Lifestyle guide? Or book to be burned?

As an English student I rarely write an essay without including some form of feminist theory.  I have read enough Mary Wollstonecraft and Julia Kristeva to want to chain myself to the railings of St Salvators chapel and join the campaign for women’s rights.  However, once I’m home from the library and away from the stacks of feminist theory books  on my desk, once I’ve had my supper and settled down to some desperate housewives, once I’m showered and snuggled up in the arms of my boyfriend, it’s easy to forget my feelings of rage towards all men. And I don’t think I’m alone.

One contemporary feminist expresses her shock at the popularity of Bridget Jones among women today.  Stella Duffy sees Bridget as epitomising the needy and dependant woman that feminists in Britain have been trying to free for centuries.  Miss Jones joins ranks with Carrie Bradshaw and her clique, their perpetual search for the love of a man uniting their forces and identifying them with millions of western women seeking domestic bliss. Does this make us ungrateful to those who came before?  Are our desires to become the ‘little woman’ stamping heedlessly all over the women who fought for our rights and our freedom? Well, hopefully they don’t think so.

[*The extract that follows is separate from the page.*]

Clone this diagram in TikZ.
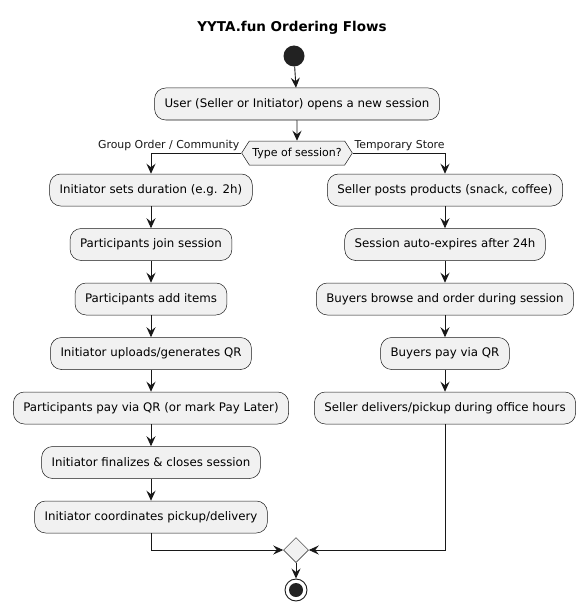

Whilst western women might appear to be regressing back to the times of our oppressed and silent ancestors, back, perhaps, to the kitchen and the nursery, I find the idea that we should abhor the likes of Bridget Jones and her pals incredibly narrow minded.  In fact, idolising a woman who is searching for love and happiness doesn’t seem all that bad. Yes, it’s true that much of the love and happiness she feels is underpinned by a man, but what’s so wrong with that? If Bridget isn’t happy without a man then why shouldn’t she be allowed to look for one? Surely the victory lies in her being allowed to look. Our heroine isn’t forced into an arranged marriage, isn’t deemed a spinster forever and isn’t sent to a workhouse or a nunnery for lack of an ideal marriage. Instead, like all women in western society today, she has the right to do what she wants. She has financial independence and with that comes the power of choice.

Surely Duffy’s angry words might be better directed at oppressive masculine forces in countries less fortunate than our own than at women who identify with heroines who exercise their right to seek out happiness.